Rumatera: “Camponogara” è nata in sogno

“Camponogara” è la nuova ballad introspettiva dei Rumatera. Fuori il 21 gennaio, la band veneta decide di omaggiare ancora di più la propria terra, non solo dedicandole una canzone, anche diversa dalle altre prevalentemente punk rock, ma anche scegliendo come lingua quella del dialetto: la lingua del cuore e dell’anima. I Rumatera sono su Distorsioni Sonore per raccontarci qualcosa in più sul loro nuovo brano che precede il nuovo album in arrivo!

Ciao ragazzi, benvenuti su Distorsioni Sonore, il 21 gennaio con “Camponogara” portare una ventata di punk rock in dialetto veneto, vi va di raccontarci qualcosa in più?

Ciao, grazie ragassi! È un piacere essere qui con voi. Camponogara, a dire la verità, non è propriamente una canzone Punk Rock è più una Ballad introspettiva, che è un po’ una cosa diversa dalle canzoni che facciamo di solito, anche se esiste qualche precedente come per esempio “xò pa a Moinea” e “ombre de notte”. Le canzoni che scriviamo di solito sono più canzoni per far festa in compagnia, queste invece conciliano momenti da ritagliare per sé stessi e stare un po’ in solitudine.
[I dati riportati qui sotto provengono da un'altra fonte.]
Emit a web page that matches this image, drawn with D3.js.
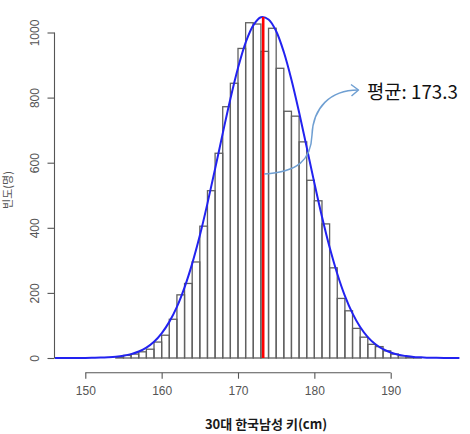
<!DOCTYPE html>
<html>
<head>
<meta charset="utf-8">
<script src="https://cdn.jsdelivr.net/npm/d3@7"></script>
<style>
  html, body { margin: 0; padding: 0; background: #fff; }
  svg { display: block; }
</style>
</head>
<body>
<svg id="chart" width="470" height="434"></svg>
<script>
// ---- data ----
const binStarts = [154,155,156,157,158,159,160,161,162,163,164,165,166,167,168,169,170,171,172,173,174,175,176,177,178,179,180,181,182,183,184,185,186,187,188,189,190,191,192,193];
const binCounts = [2,8,12,19,27,49,70,119,194,229,295,405,514,629,772,844,951,1030,1026,942,1013,890,758,743,664,546,483,412,277,183,145,91,64,42,35,22,12,7,3,1];
const binWidth = 1;

const curveX = [146,147,148,149,150,151,152,153,154,155,156,157,158,159,160,161,162,163,164,165,166,167,168,169,170,171,172,173,174,175,176,177,178,179,180,181,182,183,184,185,186,187,188,189,190,191,192,193,194,195,196,197,198,199];
const curveY = [0,0,0.1,0.2,0.3,0.7,1.2,2.3,4,7,12,20,32,50,76,111,157,217,290,376,475,581,690,796,891,969,1022,1047,1040,1004,940,855,755,647,538,434,340,259,191,137,95,64,42,27,17,10,6,3,2,1,0.5,0.2,0.1,0];

const meanValue = 173.3;
const meanTop = 1048;
const xTicks = [150,160,170,180,190];
const yTicks = [0,200,400,600,800,1000];
const xTitle = "30대 한국남성 키(cm)";
const yTitle = "빈도(명)";
const noteText = "평균: 173.3";

// ---- scales ----
const x = d3.scaleLinear().domain([150,190]).range([85.3,390.7]);
const y = d3.scaleLinear().domain([0,1000]).range([358,32.5]);

const svg = d3.select("#chart");
const axisColor = "#555";
const tickFont = "'Liberation Sans', Arial, sans-serif";

// ---- histogram bars ----
svg.append("g").selectAll("rect")
  .data(binStarts.map((s,i)=>({s, c: binCounts[i]})))
  .join("rect")
  .attr("x", d => x(d.s))
  .attr("y", d => y(d.c))
  .attr("width", d => x(d.s + binWidth) - x(d.s))
  .attr("height", d => y(0) - y(d.c))
  .attr("fill", "none")
  .attr("stroke", "#606060")
  .attr("stroke-width", 1.3);

// ---- normal curve ----
const line = d3.line()
  .x(d => x(d[0]))
  .y(d => y(Math.max(0, d[1])))
  .curve(d3.curveCatmullRom.alpha(0.5));
svg.append("path")
  .datum(curveX.map((v,i)=>[v, curveY[i]]))
  .attr("d", line)
  .attr("fill", "none")
  .attr("stroke", "#2222f0")
  .attr("stroke-width", 2);

// ---- mean line ----
svg.append("line")
  .attr("x1", x(meanValue)).attr("x2", x(meanValue))
  .attr("y1", y(0)).attr("y2", y(meanTop))
  .attr("stroke", "#ff0000")
  .attr("stroke-width", 2.6);

// ---- x axis ----
const xAxisY = 372.7;
const gx = svg.append("g")
  .attr("transform", `translate(0,${xAxisY})`)
  .call(d3.axisBottom(x).tickValues(xTicks).tickSize(6).tickPadding(8).tickFormat(d3.format("d")));
gx.select(".domain").remove();
gx.append("line")
  .attr("x1", x(xTicks[0])).attr("x2", x(xTicks[xTicks.length-1]))
  .attr("stroke", axisColor).attr("stroke-width", 1.1);
gx.selectAll(".tick line").attr("stroke", axisColor).attr("stroke-width", 1.1);
gx.selectAll(".tick text")
  .attr("fill", "#555")
  .style("font-family", tickFont)
  .style("font-size", "12px");

// ---- y axis ----
const yAxisX = 54.5;
const gy = svg.append("g")
  .attr("transform", `translate(${yAxisX},0)`)
  .call(d3.axisLeft(y).tickValues(yTicks).tickSize(7).tickFormat(d3.format("d")));
gy.select(".domain").remove();
gy.append("line")
  .attr("y1", y(yTicks[0])).attr("y2", y(yTicks[yTicks.length-1]))
  .attr("stroke", axisColor).attr("stroke-width", 1.1);
gy.selectAll(".tick line").attr("stroke", axisColor).attr("stroke-width", 1.1);
gy.selectAll(".tick text")
  .attr("transform", "rotate(-90)")
  .attr("x", 0)
  .attr("y", -19.5)
  .attr("dy", "0.35em")
  .attr("text-anchor", "middle")
  .attr("fill", "#555")
  .style("font-family", tickFont)
  .style("font-size", "12px");

// ---- titles ----
svg.append("text")
  .attr("x", 266).attr("y", 429)
  .attr("text-anchor", "middle")
  .attr("fill", "#1a1a1a")
  .style("font-family", "'Noto Sans CJK KR', sans-serif")
  .style("font-size", "13px")
  .style("font-weight", "bold")
  .text(xTitle);

svg.append("text")
  .attr("transform", "translate(8,190) rotate(-90)")
  .attr("text-anchor", "middle")
  .attr("dy", "0.35em")
  .attr("fill", "#555")
  .style("font-family", "'Noto Sans CJK KR', sans-serif")
  .style("font-size", "11px")
  .text(yTitle);

// ---- annotation arrow and text ----
const arrowColor = "#6f9fd2";
const ax0 = x(meanValue) + 1, ay0 = 174;
svg.append("path")
  .attr("d", `M${ax0},${ay0} C298,172 311,160 312,135 C313,108 330,90 358,90`)
  .attr("fill", "none")
  .attr("stroke", arrowColor)
  .attr("stroke-width", 1.5);
svg.append("path")
  .attr("d", "M351,84.5 L358.5,90 L351.5,96")
  .attr("fill", "none")
  .attr("stroke", arrowColor)
  .attr("stroke-width", 1.5)
  .attr("stroke-linejoin", "round");

svg.append("text")
  .attr("x", 367).attr("y", 98.5)
  .attr("fill", "#111")
  .style("font-family", "'Noto Sans CJK KR', sans-serif")
  .style("font-size", "18.8px")
  .text(noteText);
</script>
</body>
</html>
Quante volte vi è capitato di ispirarvi a situazioni di vita vissuta proprio come è successo con il vostro ultimo singolo?

Praticamente tutte le nostre canzoni nascono da esperienze che abbiamo vissuto in prima persona o da cose che ci sono tate raccontate da amici, o da modi di dire e “tormentoni” che vengono fuori in compagnia. In “Camponogara” il ritornello della canzone è uscito in sogno, mentre il testo delle strofe è uscito in maniera automatica in sessioni di scrittura individuale in un clima molto introspettivo. È una di quelle canzoni che la scrivi e capisci dopo averla scritta di cosa parla veramente.
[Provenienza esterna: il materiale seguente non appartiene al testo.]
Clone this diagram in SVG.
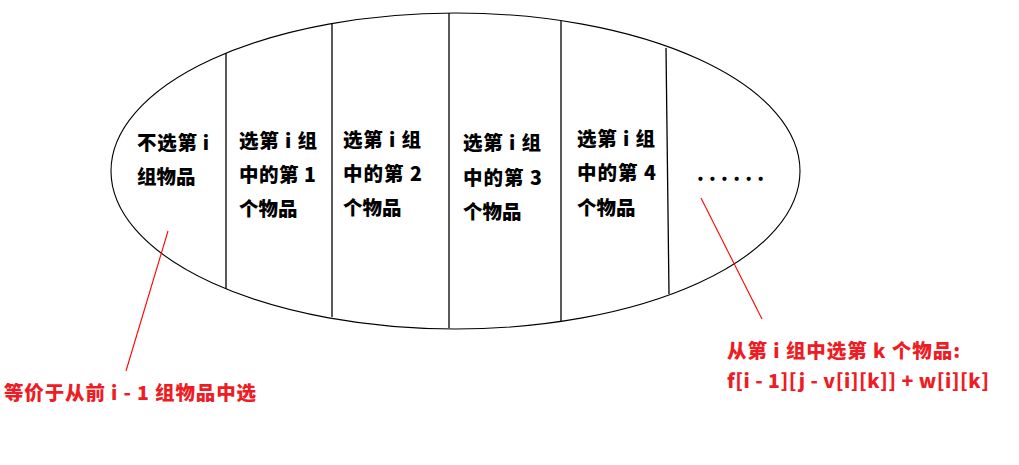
<svg xmlns="http://www.w3.org/2000/svg" width="1019" height="465" viewBox="0 0 1019 465">
<style>
.t{font-family:"Noto Sans CJK SC","Microsoft YaHei",sans-serif;font-size:19.5px;font-weight:900;fill:#000}
.r{font-family:"Noto Sans CJK SC","Microsoft YaHei",sans-serif;font-size:19.5px;font-weight:900;fill:#ee1c24}
.d{stroke:#000;stroke-width:1.3;fill:none}
.c{stroke:#ff0000;stroke-width:1.1;fill:none}
</style>
<rect width="1019" height="465" fill="#fff"/>
<g id="set">
<ellipse cx="455.5" cy="171" rx="344.5" ry="158" fill="none" stroke="#000" stroke-width="1.1"/>
<line class="d" x1="226" y1="53" x2="226" y2="289"/>
<line class="d" x1="332" y1="23" x2="332" y2="317"/>
<line class="d" x1="449" y1="13" x2="449" y2="328"/>
<line class="d" x1="561" y1="21" x2="561" y2="321"/>
<line class="d" x1="666" y1="48" x2="669" y2="294"/>
</g>
<g id="col0">
<text class="t" x="137" y="150" textLength="72">不选第 i</text>
<text class="t" x="137" y="184">组物品</text>
</g>
<g id="col1">
<text class="t" x="239" y="148" textLength="78">选第 i 组</text>
<text class="t" x="239" y="182" textLength="77">中的第 1</text>
<text class="t" x="239" y="216">个物品</text>
</g>
<g id="col2">
<text class="t" x="343" y="147" textLength="78">选第 i 组</text>
<text class="t" x="343" y="181" textLength="79">中的第 2</text>
<text class="t" x="343" y="215">个物品</text>
</g>
<g id="col3">
<text class="t" x="463" y="150" textLength="78">选第 i 组</text>
<text class="t" x="463" y="185" textLength="79">中的第 3</text>
<text class="t" x="463" y="219">个物品</text>
</g>
<g id="col4">
<text class="t" x="577" y="146" textLength="78">选第 i 组</text>
<text class="t" x="577" y="180" textLength="79">中的第 4</text>
<text class="t" x="577" y="215">个物品</text>
</g>
<g id="more">
<text class="t" x="697" y="181" letter-spacing="5.2">......</text>
</g>
<g id="connectors">
<line class="c" x1="168" y1="231" x2="126" y2="371"/>
<line class="c" x1="701" y1="198" x2="762" y2="319"/>
</g>
<g id="note-left">
<text class="r" x="4" y="400" textLength="252">等价于从前 i - 1 组物品中选</text>
</g>
<g id="note-right">
<text class="r" x="727" y="358" textLength="233">从第 i 组中选第 k 个物品:</text>
<text class="r" x="727" y="388" textLength="262">f[i - 1][j - v[i][k]] + w[i][k]</text>
</g>
</svg>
C’è una motivazione particolare per cui avete scelto di cantare in dialetto veneto?

Il dialetto è quella lingua che parli quando sei con gli amici, con chi hai un rapporto formale, tipo coi professori o il datore di lavoro o il prete, invece parli in italiano. Quindi è una lingua che instaura subito un clima di confidenza. In più il dialetto è anche la lingua che esce spontaneamente quando sei incazzato; quindi, è legata molto all’espressione sincera delle emozioni. Diciamo che non abbiamo scelto il dialetto ma è lui che ha scelto noi.

Qual è il messaggio che cercate di veicolare con il vostro progetto, che sicuramente si pone a favore delle tradizioni e di tutto ciò che non è mainstream?
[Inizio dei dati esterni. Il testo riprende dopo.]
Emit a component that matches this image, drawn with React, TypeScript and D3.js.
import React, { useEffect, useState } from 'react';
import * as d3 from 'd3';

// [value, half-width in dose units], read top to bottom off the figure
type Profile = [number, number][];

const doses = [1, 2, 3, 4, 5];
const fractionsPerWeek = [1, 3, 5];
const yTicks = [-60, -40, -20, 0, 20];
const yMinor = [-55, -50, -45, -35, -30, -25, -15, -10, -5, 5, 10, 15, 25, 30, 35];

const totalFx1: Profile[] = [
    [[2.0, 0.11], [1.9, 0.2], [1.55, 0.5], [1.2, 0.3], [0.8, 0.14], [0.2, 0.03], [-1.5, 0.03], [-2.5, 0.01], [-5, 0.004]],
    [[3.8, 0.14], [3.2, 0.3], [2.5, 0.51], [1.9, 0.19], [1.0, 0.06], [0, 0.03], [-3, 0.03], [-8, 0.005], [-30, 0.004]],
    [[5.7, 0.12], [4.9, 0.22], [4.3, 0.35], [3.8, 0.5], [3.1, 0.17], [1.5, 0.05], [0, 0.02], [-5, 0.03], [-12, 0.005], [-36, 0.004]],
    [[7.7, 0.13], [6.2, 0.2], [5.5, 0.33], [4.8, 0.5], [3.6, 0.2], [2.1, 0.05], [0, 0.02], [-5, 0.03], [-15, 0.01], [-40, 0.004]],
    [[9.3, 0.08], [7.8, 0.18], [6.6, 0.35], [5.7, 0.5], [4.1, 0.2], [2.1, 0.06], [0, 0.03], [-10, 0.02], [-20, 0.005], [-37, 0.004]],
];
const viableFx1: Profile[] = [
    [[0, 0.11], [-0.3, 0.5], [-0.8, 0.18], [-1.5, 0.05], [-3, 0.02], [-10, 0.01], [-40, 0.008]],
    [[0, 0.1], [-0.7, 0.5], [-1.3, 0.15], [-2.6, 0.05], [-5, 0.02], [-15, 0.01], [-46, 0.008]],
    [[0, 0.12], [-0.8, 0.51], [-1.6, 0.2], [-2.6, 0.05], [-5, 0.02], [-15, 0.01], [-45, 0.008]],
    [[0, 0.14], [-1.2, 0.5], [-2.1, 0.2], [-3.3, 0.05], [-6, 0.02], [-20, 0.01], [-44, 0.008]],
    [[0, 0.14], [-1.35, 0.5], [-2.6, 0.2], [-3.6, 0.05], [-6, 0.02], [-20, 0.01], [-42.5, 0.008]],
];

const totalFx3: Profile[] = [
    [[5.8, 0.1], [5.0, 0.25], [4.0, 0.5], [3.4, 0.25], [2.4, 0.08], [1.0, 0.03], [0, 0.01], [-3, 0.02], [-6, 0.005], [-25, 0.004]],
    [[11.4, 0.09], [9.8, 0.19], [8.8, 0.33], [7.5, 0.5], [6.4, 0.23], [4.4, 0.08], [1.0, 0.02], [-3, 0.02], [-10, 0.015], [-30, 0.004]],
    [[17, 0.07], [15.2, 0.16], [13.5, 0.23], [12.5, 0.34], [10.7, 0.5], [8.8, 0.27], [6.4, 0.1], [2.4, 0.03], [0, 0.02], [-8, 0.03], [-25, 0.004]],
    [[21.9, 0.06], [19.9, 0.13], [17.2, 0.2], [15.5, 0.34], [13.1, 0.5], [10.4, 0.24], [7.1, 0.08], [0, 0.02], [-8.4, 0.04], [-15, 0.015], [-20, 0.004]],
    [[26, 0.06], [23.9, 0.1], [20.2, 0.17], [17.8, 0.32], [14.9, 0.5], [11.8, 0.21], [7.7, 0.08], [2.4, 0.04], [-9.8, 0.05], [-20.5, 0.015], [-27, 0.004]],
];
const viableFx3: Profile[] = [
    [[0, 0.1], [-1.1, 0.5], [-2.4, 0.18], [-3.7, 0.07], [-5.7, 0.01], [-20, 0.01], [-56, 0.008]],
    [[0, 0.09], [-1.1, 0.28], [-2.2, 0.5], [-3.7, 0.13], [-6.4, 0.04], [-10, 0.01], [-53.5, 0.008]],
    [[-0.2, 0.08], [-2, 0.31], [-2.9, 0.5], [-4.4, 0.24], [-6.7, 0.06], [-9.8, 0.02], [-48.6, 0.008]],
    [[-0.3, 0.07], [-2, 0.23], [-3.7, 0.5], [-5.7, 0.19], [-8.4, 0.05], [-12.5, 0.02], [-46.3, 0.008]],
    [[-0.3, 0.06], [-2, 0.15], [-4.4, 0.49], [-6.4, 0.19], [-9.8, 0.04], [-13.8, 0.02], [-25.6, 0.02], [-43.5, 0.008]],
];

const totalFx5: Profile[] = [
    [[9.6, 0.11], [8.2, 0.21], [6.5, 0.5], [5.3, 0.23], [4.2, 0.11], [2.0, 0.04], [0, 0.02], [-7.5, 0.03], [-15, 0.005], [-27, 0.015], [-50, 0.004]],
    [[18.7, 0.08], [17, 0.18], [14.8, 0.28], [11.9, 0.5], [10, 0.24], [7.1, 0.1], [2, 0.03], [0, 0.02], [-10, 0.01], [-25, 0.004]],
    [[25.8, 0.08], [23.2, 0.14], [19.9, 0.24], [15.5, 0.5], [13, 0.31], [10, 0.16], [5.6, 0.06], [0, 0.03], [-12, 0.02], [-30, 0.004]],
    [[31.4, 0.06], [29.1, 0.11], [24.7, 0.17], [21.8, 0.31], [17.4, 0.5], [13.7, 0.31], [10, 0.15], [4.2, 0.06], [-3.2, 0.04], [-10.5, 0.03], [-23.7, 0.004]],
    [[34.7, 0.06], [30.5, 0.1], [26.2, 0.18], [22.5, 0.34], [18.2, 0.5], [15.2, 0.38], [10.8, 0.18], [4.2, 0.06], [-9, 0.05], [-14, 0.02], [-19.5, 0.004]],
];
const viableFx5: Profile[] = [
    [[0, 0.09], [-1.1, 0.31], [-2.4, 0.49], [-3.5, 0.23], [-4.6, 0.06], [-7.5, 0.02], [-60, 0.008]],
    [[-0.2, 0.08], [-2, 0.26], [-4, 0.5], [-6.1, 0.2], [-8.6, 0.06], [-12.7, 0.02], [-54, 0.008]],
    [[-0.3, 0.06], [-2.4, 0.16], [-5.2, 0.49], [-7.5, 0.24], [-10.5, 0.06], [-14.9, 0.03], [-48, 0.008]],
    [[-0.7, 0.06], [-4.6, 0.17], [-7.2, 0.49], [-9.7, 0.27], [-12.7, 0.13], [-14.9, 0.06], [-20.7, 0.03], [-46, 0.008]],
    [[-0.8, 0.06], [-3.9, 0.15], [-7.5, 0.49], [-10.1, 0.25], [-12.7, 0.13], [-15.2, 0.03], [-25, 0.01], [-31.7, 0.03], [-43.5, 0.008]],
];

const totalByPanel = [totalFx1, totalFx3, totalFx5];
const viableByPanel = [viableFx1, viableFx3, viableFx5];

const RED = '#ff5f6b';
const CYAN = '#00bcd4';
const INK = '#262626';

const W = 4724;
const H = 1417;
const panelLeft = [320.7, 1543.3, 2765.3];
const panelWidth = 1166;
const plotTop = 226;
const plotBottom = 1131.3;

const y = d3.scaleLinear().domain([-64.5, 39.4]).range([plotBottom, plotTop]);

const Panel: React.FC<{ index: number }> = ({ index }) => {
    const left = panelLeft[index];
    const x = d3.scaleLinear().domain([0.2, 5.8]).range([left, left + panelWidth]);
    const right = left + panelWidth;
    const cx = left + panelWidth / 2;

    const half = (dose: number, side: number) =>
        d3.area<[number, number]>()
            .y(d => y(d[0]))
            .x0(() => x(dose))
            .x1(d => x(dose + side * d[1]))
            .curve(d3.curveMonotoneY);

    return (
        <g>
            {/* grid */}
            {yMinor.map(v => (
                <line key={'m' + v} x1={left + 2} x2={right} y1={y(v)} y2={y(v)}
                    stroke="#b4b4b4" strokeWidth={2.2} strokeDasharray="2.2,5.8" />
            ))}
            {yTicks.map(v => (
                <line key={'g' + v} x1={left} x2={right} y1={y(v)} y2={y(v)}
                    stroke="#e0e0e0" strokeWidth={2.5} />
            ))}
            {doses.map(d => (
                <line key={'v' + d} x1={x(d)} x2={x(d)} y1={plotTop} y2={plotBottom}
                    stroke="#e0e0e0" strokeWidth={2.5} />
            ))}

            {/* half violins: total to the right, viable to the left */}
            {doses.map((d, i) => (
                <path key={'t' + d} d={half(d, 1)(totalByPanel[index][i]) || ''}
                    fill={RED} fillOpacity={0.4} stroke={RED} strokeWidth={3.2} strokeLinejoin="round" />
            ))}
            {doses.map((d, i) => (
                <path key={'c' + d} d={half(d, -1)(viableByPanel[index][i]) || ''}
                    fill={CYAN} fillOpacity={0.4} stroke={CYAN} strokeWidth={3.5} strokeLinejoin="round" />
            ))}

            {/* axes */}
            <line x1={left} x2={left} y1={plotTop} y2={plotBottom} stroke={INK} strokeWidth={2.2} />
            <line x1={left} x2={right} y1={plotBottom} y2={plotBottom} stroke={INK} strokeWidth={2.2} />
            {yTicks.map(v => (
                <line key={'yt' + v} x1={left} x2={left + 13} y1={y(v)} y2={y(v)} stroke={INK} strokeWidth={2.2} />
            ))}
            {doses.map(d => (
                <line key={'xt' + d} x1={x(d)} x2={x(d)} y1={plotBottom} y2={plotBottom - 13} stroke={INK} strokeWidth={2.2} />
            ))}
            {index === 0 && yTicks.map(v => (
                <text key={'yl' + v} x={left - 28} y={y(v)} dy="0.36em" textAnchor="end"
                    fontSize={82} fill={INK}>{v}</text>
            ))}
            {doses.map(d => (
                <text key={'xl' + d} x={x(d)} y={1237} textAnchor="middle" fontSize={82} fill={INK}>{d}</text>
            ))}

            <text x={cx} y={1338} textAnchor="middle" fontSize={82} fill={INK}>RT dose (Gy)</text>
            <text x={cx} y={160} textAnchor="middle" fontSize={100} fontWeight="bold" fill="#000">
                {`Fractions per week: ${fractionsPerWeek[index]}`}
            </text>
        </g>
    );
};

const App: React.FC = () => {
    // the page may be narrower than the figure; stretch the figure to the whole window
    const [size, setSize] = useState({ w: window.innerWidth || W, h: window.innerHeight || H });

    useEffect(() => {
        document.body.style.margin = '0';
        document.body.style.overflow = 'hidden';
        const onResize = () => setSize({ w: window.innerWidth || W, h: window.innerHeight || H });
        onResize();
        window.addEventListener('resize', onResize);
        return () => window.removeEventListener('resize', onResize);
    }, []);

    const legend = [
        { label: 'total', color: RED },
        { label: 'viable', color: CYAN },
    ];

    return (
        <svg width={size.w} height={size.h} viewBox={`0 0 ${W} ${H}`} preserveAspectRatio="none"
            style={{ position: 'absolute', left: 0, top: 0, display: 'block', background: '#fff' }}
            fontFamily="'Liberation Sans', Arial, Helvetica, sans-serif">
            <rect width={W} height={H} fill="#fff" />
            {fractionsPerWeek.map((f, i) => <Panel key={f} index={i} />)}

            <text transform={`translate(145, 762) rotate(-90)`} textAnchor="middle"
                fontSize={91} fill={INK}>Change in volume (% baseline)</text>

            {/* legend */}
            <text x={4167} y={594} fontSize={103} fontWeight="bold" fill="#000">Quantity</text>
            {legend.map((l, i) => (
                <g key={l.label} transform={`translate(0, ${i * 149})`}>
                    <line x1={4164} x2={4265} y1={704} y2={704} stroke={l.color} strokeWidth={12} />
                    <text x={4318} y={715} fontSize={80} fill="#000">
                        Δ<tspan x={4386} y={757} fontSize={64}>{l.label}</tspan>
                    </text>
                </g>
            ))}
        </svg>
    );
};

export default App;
Il mainstream ci ha sempre dato l’idea di qualcosa di finto di costruito, di tiepido, che deve piacere un po’ a tutti. Noi siamo nati e cresciuti in provincia, in campagna, dove le persone tendono ad essere schiette. Questo è quello che ci piace portare avanti un messaggio di semplicità di genuinità fuori dal poserismo e dall’omologazione generale. Non siamo dei paladini difensori delle tradizioni a tutti i costi, ci incuriosiscono molto sia le nostre che quelle degli altri posti, perché dicono molto del posto in cui ti trovi e della gente che lo abita.

Sappiamo che il periodo non è dei migliori, ma avete già fissato qualche data per un prossimo concerto in cui potervi venire ad ascoltare?

Ci sono dei concerti in programma per la stagione primavera/estate ma purtroppo le date non sono ancora confermate al 100% quindi non possiamo ancora annunciarle.